The basic evidence being admissible pursuant to statute, the differences of opinions presented by the experts as to the validity of the figures resulting from the conversion procedure do not prevent admissibility of the results. The final decision as to the weight to be given the test results is a matter left to the jury after presentation of evidence and cross-examination of experts. Orr v. State (1984), Ind. App., 472 N.E.2d 627, trans. denied. Therefore the evidence of the results of the serum alcohol content test was properly admissible with evidence of conversion procedure.

Finally, appellant questions the sufficiency of the evidence to sustain his conviction of operating a motor vehicle while intoxicated resulting in a death, asserting failure of the State to prove the death was the result of his intoxication. To convict pursuant to IND. CODE § 9-11-2-5, supra, the State must prove beyond a reasonable doubt the intoxication did cause the death. Higginbotham v. State, supra, Ind. App., 427 N.E.2d 896 (construing predecessor statute, IND. CODE § 9-4-1-54, repealed by P.L. 143, 1983, SEC. 9). However, to determine the sufficiency of the evidence to prove causation, the appellate court will neither weigh the evidence nor judge the credibility of witnesses since those are fact-finder responsibilities. This Court looks only to the evidence most favorable to the State and the reasonable inferences therefrom, and if the conviction is supported by substantial evidence of probative value, it will be affirmed.
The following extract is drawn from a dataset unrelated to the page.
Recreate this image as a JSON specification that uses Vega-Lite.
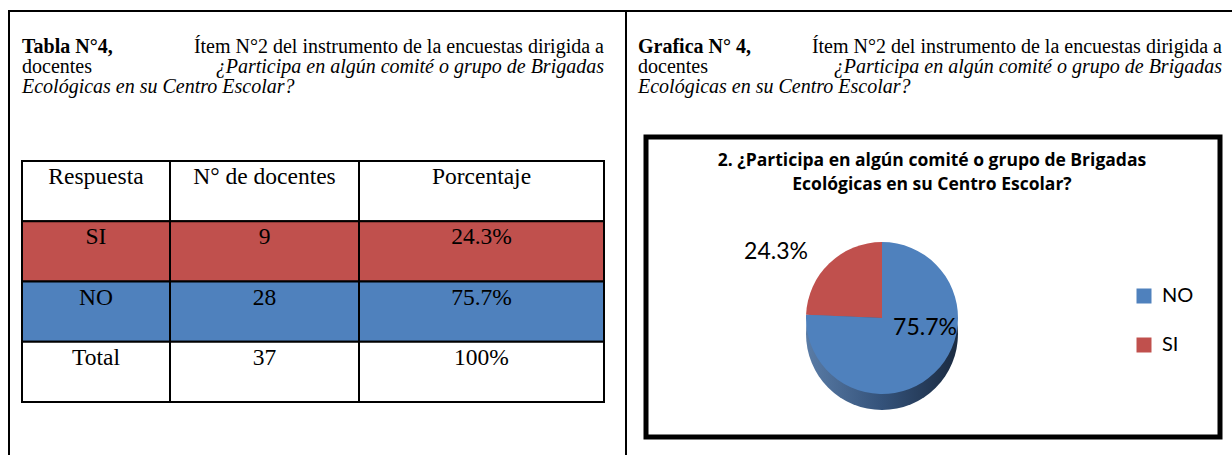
{
  "$schema": "https://vega.github.io/schema/vega-lite/v6.json",
  "width": 1232,
  "height": 455,
  "autosize": "none",
  "padding": 0,
  "background": "white",
  "config": {"view": {"stroke": null}},
  "datasets": {
    "paneles": [{"panel": "Tabla"}, {"panel": "Grafica"}],
    "leyendas": [
      {"panel": "Tabla", "linea": 1, "segmento": 1, "tipo": "rotulo", "texto": "Tabla N°4,"},
      {"panel": "Tabla", "linea": 1, "segmento": 2, "tipo": "texto", "texto": "Ítem N°2 del instrumento de la encuestas dirigida a"},
      {"panel": "Tabla", "linea": 2, "segmento": 1, "tipo": "texto", "texto": "docentes"},
      {"panel": "Tabla", "linea": 2, "segmento": 2, "tipo": "pregunta", "texto": "¿Participa en algún comité o grupo de Brigadas"},
      {"panel": "Tabla", "linea": 3, "segmento": 1, "tipo": "pregunta", "texto": "Ecológicas en su Centro Escolar?"},
      {"panel": "Grafica", "linea": 1, "segmento": 1, "tipo": "rotulo", "texto": "Grafica  N° 4,"},
      {"panel": "Grafica", "linea": 1, "segmento": 2, "tipo": "texto", "texto": "Ítem N°2 del instrumento de la encuestas dirigida a"},
      {"panel": "Grafica", "linea": 2, "segmento": 1, "tipo": "texto", "texto": "docentes"},
      {"panel": "Grafica", "linea": 2, "segmento": 2, "tipo": "pregunta", "texto": "¿Participa en algún comité o grupo de Brigadas"},
      {"panel": "Grafica", "linea": 3, "segmento": 1, "tipo": "pregunta", "texto": "Ecológicas en su Centro Escolar?"}
    ],
    "tabla": [
      {"fila": "encabezado", "columna": "Respuesta", "texto": "Respuesta"},
      {"fila": "encabezado", "columna": "N° de docentes", "texto": "N° de docentes"},
      {"fila": "encabezado", "columna": "Porcentaje", "texto": "Porcentaje"},
      {"fila": "SI", "columna": "Respuesta", "texto": "SI"},
      {"fila": "SI", "columna": "N° de docentes", "texto": "9"},
      {"fila": "SI", "columna": "Porcentaje", "texto": "24.3%"},
      {"fila": "NO", "columna": "Respuesta", "texto": "NO"},
      {"fila": "NO", "columna": "N° de docentes", "texto": "28"},
      {"fila": "NO", "columna": "Porcentaje", "texto": "75.7%"},
      {"fila": "Total", "columna": "Respuesta", "texto": "Total"},
      {"fila": "Total", "columna": "N° de docentes", "texto": "37"},
      {"fila": "Total", "columna": "Porcentaje", "texto": "100%"}
    ],
    "respuestas": [
      {"Respuesta": "SI", "docentes": 9, "porcentaje": "24.3%"},
      {"Respuesta": "NO", "docentes": 28, "porcentaje": "75.7%"}
    ],
    "titulo": [
      {"linea": 1, "texto": "2. ¿Participa en algún comité o grupo de Brigadas"},
      {"linea": 2, "texto": "Ecológicas en su Centro Escolar?"}
    ]
  },
  "layer": [
    {
      "data": {"name": "paneles"},
      "mark": {"type": "rect", "fill": "white", "stroke": "black", "strokeWidth": 2},
      "encoding": {
        "x": {"field": "panel", "type": "nominal", "axis": null, "scale": {"type": "band", "domain": ["Tabla", "Grafica"], "range": [9, 1243], "paddingInner": 0, "paddingOuter": 0}},
        "y": {"datum": "pagina", "type": "nominal", "axis": null, "scale": {"type": "band", "domain": ["pagina"], "range": [11, 480], "paddingInner": 0, "paddingOuter": 0}}
      }
    },
    {
      "data": {"name": "leyendas"},
      "transform": [{"filter": "datum.panel === 'Tabla'"}],
      "mark": {
        "type": "text", "font": "Liberation Serif", "fontSize": 20, "baseline": "alphabetic", "color": "black",
        "align": {"expr": "datum.segmento === 1 ? 'left' : 'right'"},
        "fontWeight": {"expr": "datum.tipo === 'rotulo' ? 'bold' : 'normal'"},
        "fontStyle": {"expr": "datum.tipo === 'pregunta' ? 'italic' : 'normal'"}
      },
      "encoding": {
        "x": {"field": "segmento", "type": "ordinal", "axis": null, "scale": {"type": "point", "domain": [1, 2], "range": [22, 604], "padding": 0}},
        "y": {"field": "linea", "type": "ordinal", "axis": null, "scale": {"type": "point", "domain": [1, 2, 3], "range": [53, 93], "padding": 0}},
        "text": {"field": "texto"}
      }
    },
    {
      "data": {"name": "leyendas"},
      "transform": [{"filter": "datum.panel === 'Grafica'"}],
      "mark": {
        "type": "text", "font": "Liberation Serif", "fontSize": 20, "baseline": "alphabetic", "color": "black",
        "align": {"expr": "datum.segmento === 1 ? 'left' : 'right'"},
        "fontWeight": {"expr": "datum.tipo === 'rotulo' ? 'bold' : 'normal'"},
        "fontStyle": {"expr": "datum.tipo === 'pregunta' ? 'italic' : 'normal'"}
      },
      "encoding": {
        "x": {"field": "segmento", "type": "ordinal", "axis": null, "scale": {"type": "point", "domain": [1, 2], "range": [638, 1222], "padding": 0}},
        "y": {"field": "linea", "type": "ordinal", "axis": null, "scale": {"type": "point", "domain": [1, 2, 3], "range": [53, 93], "padding": 0}},
        "text": {"field": "texto"}
      }
    },
    {
      "data": {"name": "tabla"},
      "transform": [{"filter": "datum.columna === 'Respuesta'"}],
      "encoding": {
        "x": {"field": "columna", "type": "nominal", "axis": null, "scale": {"type": "band", "domain": ["Respuesta"], "range": [22, 170], "paddingInner": 0, "paddingOuter": 0}},
        "y": {"field": "fila", "type": "nominal", "axis": null, "scale": {"type": "band", "domain": ["encabezado", "SI", "NO", "Total"], "range": [161, 402], "paddingInner": 0, "paddingOuter": 0}}
      },
      "layer": [
        {"mark": {"type": "rect", "stroke": "black", "strokeWidth": 2},
         "encoding": {"fill": {"condition": [{"test": "datum.fila === 'SI'", "value": "#C0504D"}, {"test": "datum.fila === 'NO'", "value": "#4F81BD"}], "value": "white"}}},
        {"mark": {"type": "text", "font": "Liberation Serif", "fontSize": 23.5, "baseline": "alphabetic", "dy": -7, "color": "black"},
         "encoding": {"text": {"field": "texto"}}}
      ]
    },
    {
      "data": {"name": "tabla"},
      "transform": [{"filter": "datum.columna === 'N° de docentes'"}],
      "encoding": {
        "x": {"field": "columna", "type": "nominal", "axis": null, "scale": {"type": "band", "domain": ["N° de docentes"], "range": [170, 359], "paddingInner": 0, "paddingOuter": 0}},
        "y": {"field": "fila", "type": "nominal", "axis": null, "scale": {"type": "band", "domain": ["encabezado", "SI", "NO", "Total"], "range": [161, 402], "paddingInner": 0, "paddingOuter": 0}}
      },
      "layer": [
        {"mark": {"type": "rect", "stroke": "black", "strokeWidth": 2},
         "encoding": {"fill": {"condition": [{"test": "datum.fila === 'SI'", "value": "#C0504D"}, {"test": "datum.fila === 'NO'", "value": "#4F81BD"}], "value": "white"}}},
        {"mark": {"type": "text", "font": "Liberation Serif", "fontSize": 23.5, "baseline": "alphabetic", "dy": -7, "color": "black"},
         "encoding": {"text": {"field": "texto"}}}
      ]
    },
    {
      "data": {"name": "tabla"},
      "transform": [{"filter": "datum.columna === 'Porcentaje'"}],
      "encoding": {
        "x": {"field": "columna", "type": "nominal", "axis": null, "scale": {"type": "band", "domain": ["Porcentaje"], "range": [359, 604], "paddingInner": 0, "paddingOuter": 0}},
        "y": {"field": "fila", "type": "nominal", "axis": null, "scale": {"type": "band", "domain": ["encabezado", "SI", "NO", "Total"], "range": [161, 402], "paddingInner": 0, "paddingOuter": 0}}
      },
      "layer": [
        {"mark": {"type": "rect", "stroke": "black", "strokeWidth": 2},
         "encoding": {"fill": {"condition": [{"test": "datum.fila === 'SI'", "value": "#C0504D"}, {"test": "datum.fila === 'NO'", "value": "#4F81BD"}], "value": "white"}}},
        {"mark": {"type": "text", "font": "Liberation Serif", "fontSize": 23.5, "baseline": "alphabetic", "dy": -7, "color": "black"},
         "encoding": {"text": {"field": "texto"}}}
      ]
    },
    {
      "data": {"name": "paneles"},
      "transform": [{"filter": "datum.panel === 'Grafica'"}],
      "mark": {"type": "rect", "fill": "white", "stroke": "black", "strokeWidth": 5},
      "encoding": {
        "x": {"field": "panel", "type": "nominal", "axis": null, "scale": {"type": "band", "domain": ["Grafica"], "range": [646, 1220], "paddingInner": 0, "paddingOuter": 0}},
        "y": {"field": "panel", "type": "nominal", "axis": null, "scale": {"type": "band", "domain": ["Grafica"], "range": [137, 437], "paddingInner": 0, "paddingOuter": 0}}
      }
    },
    {
      "data": {"name": "respuestas"},
      "transform": [{"aggregate": [{"op": "sum", "field": "docentes", "as": "total"}]}],
      "mark": {"type": "arc", "radius": 76, "yOffset": 16,
        "fill": {"gradient": "linear", "x1": 0, "y1": 0, "x2": 1, "y2": 0,
          "stops": [{"offset": 0, "color": "#5A7CA6"}, {"offset": 0.5, "color": "#34527A"}, {"offset": 1, "color": "#1B2B41"}]}},
      "encoding": {
        "theta": {"field": "total", "type": "quantitative", "scale": {"domain": [0, 37]}},
        "x": {"datum": "pie", "type": "nominal", "axis": null, "scale": {"type": "point", "domain": ["pie"], "range": [872, 892]}},
        "y": {"datum": "pie", "type": "nominal", "axis": null, "scale": {"type": "point", "domain": ["pie"], "range": [308, 328]}}
      }
    },
    {
      "data": {"name": "respuestas"},
      "mark": {"type": "arc", "radius": 76},
      "encoding": {
        "theta": {"field": "docentes", "type": "quantitative", "stack": true},
        "order": {"field": "docentes", "type": "quantitative", "sort": "descending"},
        "color": {"field": "Respuesta", "type": "nominal",
          "scale": {"domain": ["NO", "SI"], "range": ["#4F81BD", "#C0504D"]},
          "legend": {"orient": "none", "legendX": 1134, "legendY": 286, "title": null, "symbolType": "square", "symbolSize": 225, "symbolStrokeWidth": 0, "labelFont": "Lato", "labelFontSize": 20, "labelColor": "black", "labelOffset": 8, "rowPadding": 29, "padding": 0}},
        "x": {"datum": "pie", "type": "nominal", "axis": null, "scale": {"type": "point", "domain": ["pie"], "range": [872, 892]}},
        "y": {"datum": "pie", "type": "nominal", "axis": null, "scale": {"type": "point", "domain": ["pie"], "range": [308, 328]}}
      }
    },
    {
      "data": {"name": "respuestas"},
      "mark": {"type": "text", "font": "Lato", "fontSize": 23, "align": "center", "baseline": "middle", "color": "black"},
      "encoding": {
        "x": {"field": "Respuesta", "type": "nominal", "axis": null, "scale": {"type": "point", "domain": ["SI", "NO"], "range": [776, 925], "padding": 0}},
        "y": {"field": "Respuesta", "type": "nominal", "axis": null, "scale": {"type": "point", "domain": ["SI", "NO"], "range": [252, 328], "padding": 0}},
        "text": {"field": "porcentaje"}
      }
    },
    {
      "data": {"name": "titulo"},
      "mark": {"type": "text", "font": "Open Sans", "fontSize": 17.5, "fontWeight": "bold", "align": "center", "baseline": "alphabetic", "color": "black"},
      "encoding": {
        "x": {"datum": "titulo", "type": "nominal", "axis": null, "scale": {"type": "point", "domain": ["titulo"], "range": [922, 942]}},
        "y": {"field": "linea", "type": "ordinal", "axis": null, "scale": {"type": "point", "domain": [1, 2], "range": [166, 190], "padding": 0}},
        "text": {"field": "texto"}
      }
    }
  ],
  "resolve": {"scale": {"x": "independent", "y": "independent", "color": "independent", "theta": "independent"}}
}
Orr v. State, supra, 472 N.E.2d at 638. In this case, there was evidence presented which tended to establish appellant's intoxication resulted in the death. Payne, the driver of the other vehicle involved in the accident, testified the auto driven by Shuman darted out in front of him as he approached the intersection. In addition there was testimony presented as to appellant's unsafe driving just prior to the accident. On the other hand there was evidence presented as to the intoxication of the other driver, Payne, his lack of reaction to the Shuman-driven vehicle by way of braking or trying to avoid the collision, his possible high rate of speed in going through an intersection as opined by an expert witness and his lack of veracity when first questioned at the scene. There being probative evidence as to causation both by Shuman and Payne, the jury had the final decision and we will not reweigh the evidence nor reassess the credibility of witnesses in reaching that decision. See, Freeman v. State (1985), Ind. App., 482 N.E.2d 266.

Having found no error, the trial court judgment is affirmed.


STATON, P.J., and GARRARD, J., concur.